What types of MFA can be used to stay compliant with NYDFS Part 500? To stay compliant, organizations should rely on strong, phishing-resistant MFA such as passkeys and other FIDO2/WebAuthn authenticators, hardware security keys, and device-bound biometrics, using weaker methods like SMS, OTP, or push-based codes only in carefully controlled or transitional scenarios.
The regulation mandates that by November 1, 2025, Multi-Factor Authentication (MFA) must be implemented for any individual accessing any information system. This eliminates previous loopholes.

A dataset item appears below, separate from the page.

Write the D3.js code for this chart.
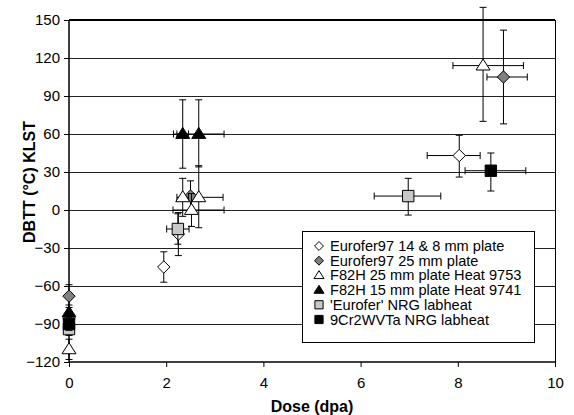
<!DOCTYPE html>
<html>
<head>
<meta charset="utf-8">
<script src="https://cdn.jsdelivr.net/npm/d3@7"></script>
<style>
  body { margin: 0; background: #fff; }
  svg { display: block; font-family: Arial, "Liberation Sans", sans-serif; }
</style>
</head>
<body>
<svg id="chart" width="574" height="415"></svg>
<script>
// rows: [dose, dbtt, xMinus, xPlus, yMinus, yPlus]
var eurofer97Thin = [
  [0, -86, 0, 0, 5, 5],
  [1.95, -45, 0, 0, 12, 12],
  [2.25, -19, 0, 0, 17, 17],
  [8.03, 43, 0.66, 0.43, 17, 16]
];
var eurofer97Thick = [
  [0, -68, 0, 0, 9, 9],
  [2.5, 11, 0, 0, 12, 12],
  [8.94, 105, 0.34, 0.49, 37, 37]
];
var f82h9753 = [
  [0, -110, 0, 0, 8, 8],
  [2.34, 10, 0.12, 0.12, 15, 15],
  [2.52, 0, 0.38, 0.67, 13, 13],
  [2.67, 10, 0, 0.5, 24, 25],
  [8.52, 114, 0.62, 0.83, 44, 46]
];
var f82h9741 = [
  [0, -81, 0, 0, 6, 6],
  [2.34, 60, 0.12, 0.12, 27, 27],
  [2.67, 60, 0.52, 0.52, 26, 27]
];
var euroferNrg = [
  [0, -94, 0, 0, 5, 5],
  [2.24, -15, 0.23, 0.23, 12, 12],
  [6.98, 11, 0.7, 0.67, 15, 14]
];
var cr9Nrg = [
  [0, -90, 0, 0, 5, 5],
  [8.68, 31, 0.53, 0.72, 16, 14]
];

var seriesNames = [
  "Eurofer97 14 & 8 mm plate",
  "Eurofer97 25 mm plate",
  "F82H 25 mm plate Heat 9753",
  "F82H 15 mm plate Heat 9741",
  "'Eurofer' NRG labheat",
  "9Cr2WVTa NRG labheat"
];
var xTicks = [0, 2, 4, 6, 8, 10];
var yTicks = [-120, -90, -60, -30, 0, 30, 60, 90, 120, 150];

var series = [
  {name: seriesNames[0], rows: eurofer97Thin, shape: "diamond", fill: "#fff"},
  {name: seriesNames[1], rows: eurofer97Thick, shape: "diamond", fill: "#808080"},
  {name: seriesNames[2], rows: f82h9753, shape: "triangle", fill: "#fff"},
  {name: seriesNames[3], rows: f82h9741, shape: "triangle", fill: "#000"},
  {name: seriesNames[4], rows: euroferNrg, shape: "square", fill: "#c8c8c8"},
  {name: seriesNames[5], rows: cr9Nrg, shape: "square", fill: "#000"}
];

var plotL = 69, plotR = 555, plotT = 20, plotB = 362;
var svg = d3.select("#chart");

var x = d3.scaleLinear().domain([0, 10]).range([plotL, plotR]);
var y = d3.scaleLinear().domain([-120, 150]).range([plotB, plotT]);

function shapePath(shape, k) {
  if (shape === "diamond") {
    var r = 6.2 * k;
    return "M0," + (-r) + "L" + r + ",0L0," + r + "L" + (-r) + ",0Z";
  }
  if (shape === "triangle") {
    var w = 7 * k, h = 11 * k;
    return "M0," + (-h * 0.6) + "L" + w + "," + (h * 0.4) + "L" + (-w) + "," + (h * 0.4) + "Z";
  }
  var s = 5.7 * k;
  return "M" + (-s) + "," + (-s) + "H" + s + "V" + s + "H" + (-s) + "Z";
}

// grid lines (snapped to pixel centres so they stay dark)
svg.append("g")
  .selectAll("line")
  .data(yTicks.filter(function(d) { return d > -120 && d < 150; }))
  .join("line")
    .attr("x1", plotL).attr("x2", plotR)
    .attr("y1", function(d) { return Math.round(y(d)) + 0.5; })
    .attr("y2", function(d) { return Math.round(y(d)) + 0.5; })
    .attr("stroke", "#222")
    .attr("stroke-width", 1);

// frame: top and right
svg.append("line")
  .attr("x1", plotL).attr("x2", plotR).attr("y1", plotT).attr("y2", plotT)
  .attr("stroke", "#000").attr("stroke-width", 2);
svg.append("line")
  .attr("x1", plotR + 0.5).attr("x2", plotR + 0.5).attr("y1", plotT).attr("y2", plotB)
  .attr("stroke", "#000").attr("stroke-width", 1);

// axes
var yAxis = d3.axisLeft(y).tickValues(yTicks).tickSize(5).tickPadding(4);
var gy = svg.append("g").attr("transform", "translate(" + plotL + ",0)").call(yAxis);
var xAxis = d3.axisBottom(x).tickValues(xTicks).tickSize(5).tickPadding(10);
var gx = svg.append("g").attr("transform", "translate(0," + plotB + ")").call(xAxis);

[gx, gy].forEach(function(g) {
  g.select(".domain").attr("stroke", "#000").attr("stroke-width", 1.5);
  g.selectAll(".tick line").attr("stroke", "#000");
  g.selectAll(".tick text")
    .attr("font-size", 15)
    .attr("font-family", "Arial, 'Liberation Sans', sans-serif")
    .attr("fill", "#000");
});
gx.select(".domain").attr("d", "M" + plotL + ",0H" + plotR);
gy.select(".domain").attr("d", "M0," + plotT + "V" + plotB);

// axis titles
svg.append("text")
  .attr("x", 312).attr("y", 412)
  .attr("text-anchor", "middle")
  .attr("font-weight", "bold")
  .attr("font-size", 16)
  .text("Dose (dpa)");
svg.append("text")
  .attr("transform", "translate(35,182) rotate(-90)")
  .attr("text-anchor", "middle")
  .attr("font-weight", "bold")
  .attr("font-size", 16)
  .text("DBTT (\u00B0C) KLST");

// error bars + markers
var cap = 3.5;
series.forEach(function(s) {
  var g = svg.append("g");
  var eb = g.selectAll("g.err").data(s.rows).join("g").attr("class", "err")
    .attr("stroke", "#000").attr("stroke-width", 1).attr("fill", "none");
  eb.append("path")
    .attr("d", function(d) {
      var p = "M" + x(d[0]) + "," + y(d[1] + d[5]) + "V" + y(d[1] - d[4]) +
        "M" + (x(d[0]) - cap) + "," + y(d[1] + d[5]) + "h" + 2 * cap +
        "M" + (x(d[0]) - cap) + "," + y(d[1] - d[4]) + "h" + 2 * cap;
      if (d[2] > 0 || d[3] > 0) {
        p += "M" + x(d[0] - d[2]) + "," + y(d[1]) + "H" + x(d[0] + d[3]);
        if (d[2] > 0) p += "M" + x(d[0] - d[2]) + "," + (y(d[1]) - cap) + "v" + 2 * cap;
        if (d[3] > 0) p += "M" + x(d[0] + d[3]) + "," + (y(d[1]) - cap) + "v" + 2 * cap;
      }
      return p;
    });
  g.selectAll("path.mark").data(s.rows).join("path").attr("class", "mark")
    .attr("d", shapePath(s.shape, 1))
    .attr("transform", function(d) { return "translate(" + x(d[0]) + "," + y(d[1]) + ")"; })
    .attr("fill", s.fill)
    .attr("stroke", "#000")
    .attr("stroke-width", 1);
});

// legend
var legX = 302, legY = 231, legW = 232, legH = 111;
var leg = svg.append("g");
leg.append("rect")
  .attr("x", legX + 0.5).attr("y", legY + 0.5).attr("width", legW).attr("height", legH)
  .attr("fill", "#fff").attr("stroke", "#000").attr("stroke-width", 1);
var items = leg.selectAll("g.item").data(series).join("g").attr("class", "item")
  .attr("transform", function(d, i) { return "translate(" + (legX + 17) + "," + (legY + 15 + i * 14.7) + ")"; });
items.append("path")
  .attr("d", function(d) { return shapePath(d.shape, 0.72); })
  .attr("fill", function(d) { return d.fill; })
  .attr("stroke", "#000")
  .attr("stroke-width", 1);
items.append("text")
  .attr("x", 11).attr("y", 5)
  .attr("font-size", 14.6)
  .text(function(d) { return d.name; });
</script>
</body>
</html>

In its industry guidance, NYDFS has flagged SMS, One-Time Passwords (OTPs), and push notifications as vulnerable to modern attacks like SIM-swapping, message interception, and push fatigue. The Department strongly advises moving toward "phishing-resistant" MFA, such as passkeys (FIDO2/WebAuthn), which use cryptographic credentials that cannot be stolen or replayed by attackers.
The update transforms cybersecurity from an IT issue into a personal liability for leadership. The annual compliance certification now requires dual signatures from both the CEO and CISO. These executives must attest to compliance based on actual data and evidence; signing this certification without valid proof or while knowing of gaps can lead to individual regulatory enforcement and penalties.
Limited exemptions are available for smaller organizations that have fewer than 20 employees, less than $7.5 million in annual revenue, or under $15 million in total assets. While these entities are relieved from certain sophisticated governance and technical mandates, they must still maintain a core cybersecurity program. Full exemptions generally apply only to entities already covered by a parent company’s compliant program.
Class A Companies, defined as having over $20 million in NY revenue plus significant scale ($1B+ global revenue or 2,000+ employees), must meet higher security standards. These include mandatory independent annual audits, the implementation of Privileged Access Management (PAM) solutions, and the deployment of Endpoint Detection and Response (EDR) systems to monitor for malicious activity.